Requirements: Reproduce exactly the lines below, from the first one through the line containing "y_ticks = [0, 20, 40, 60]", and omit any pictures.

Material:
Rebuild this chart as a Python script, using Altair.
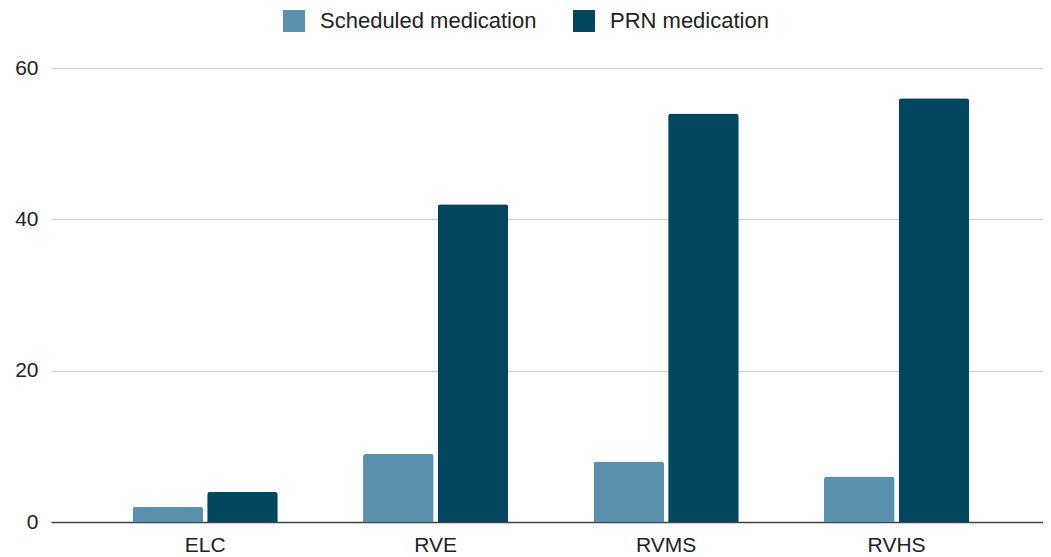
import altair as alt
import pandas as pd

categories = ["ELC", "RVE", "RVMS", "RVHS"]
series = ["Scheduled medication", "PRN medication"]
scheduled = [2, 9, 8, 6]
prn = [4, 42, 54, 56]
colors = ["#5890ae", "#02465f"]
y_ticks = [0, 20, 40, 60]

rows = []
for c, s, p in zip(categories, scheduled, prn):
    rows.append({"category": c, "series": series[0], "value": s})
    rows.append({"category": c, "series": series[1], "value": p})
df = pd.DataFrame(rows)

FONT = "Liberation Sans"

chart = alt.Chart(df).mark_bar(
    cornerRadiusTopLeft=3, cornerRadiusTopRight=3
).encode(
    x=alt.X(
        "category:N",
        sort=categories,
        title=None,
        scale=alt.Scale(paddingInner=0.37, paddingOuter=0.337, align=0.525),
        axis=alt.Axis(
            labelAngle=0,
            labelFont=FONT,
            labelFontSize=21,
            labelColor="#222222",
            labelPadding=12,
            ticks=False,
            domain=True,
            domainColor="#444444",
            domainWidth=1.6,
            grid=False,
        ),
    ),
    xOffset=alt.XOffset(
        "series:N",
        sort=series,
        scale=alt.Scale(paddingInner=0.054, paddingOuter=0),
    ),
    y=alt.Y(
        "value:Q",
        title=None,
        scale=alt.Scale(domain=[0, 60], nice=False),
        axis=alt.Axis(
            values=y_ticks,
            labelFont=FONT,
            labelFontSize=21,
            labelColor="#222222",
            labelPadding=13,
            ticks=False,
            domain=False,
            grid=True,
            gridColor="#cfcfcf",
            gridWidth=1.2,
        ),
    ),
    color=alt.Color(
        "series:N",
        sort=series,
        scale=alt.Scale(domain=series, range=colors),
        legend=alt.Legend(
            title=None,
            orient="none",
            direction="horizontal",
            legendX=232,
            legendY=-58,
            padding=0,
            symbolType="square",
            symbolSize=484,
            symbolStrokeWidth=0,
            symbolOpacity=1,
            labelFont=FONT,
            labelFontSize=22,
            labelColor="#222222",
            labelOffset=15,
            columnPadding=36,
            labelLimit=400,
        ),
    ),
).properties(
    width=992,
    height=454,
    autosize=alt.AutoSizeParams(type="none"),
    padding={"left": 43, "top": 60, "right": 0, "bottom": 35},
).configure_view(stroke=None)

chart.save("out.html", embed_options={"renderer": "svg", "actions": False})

Right answer:
Rebuild this chart as a Python script, using Altair.
import altair as alt
import pandas as pd

categories = ["ELC", "RVE", "RVMS", "RVHS"]
series = ["Scheduled medication", "PRN medication"]
scheduled = [2, 9, 8, 6]
prn = [4, 42, 54, 56]
colors = ["#5890ae", "#02465f"]
y_ticks = [0, 20, 40, 60]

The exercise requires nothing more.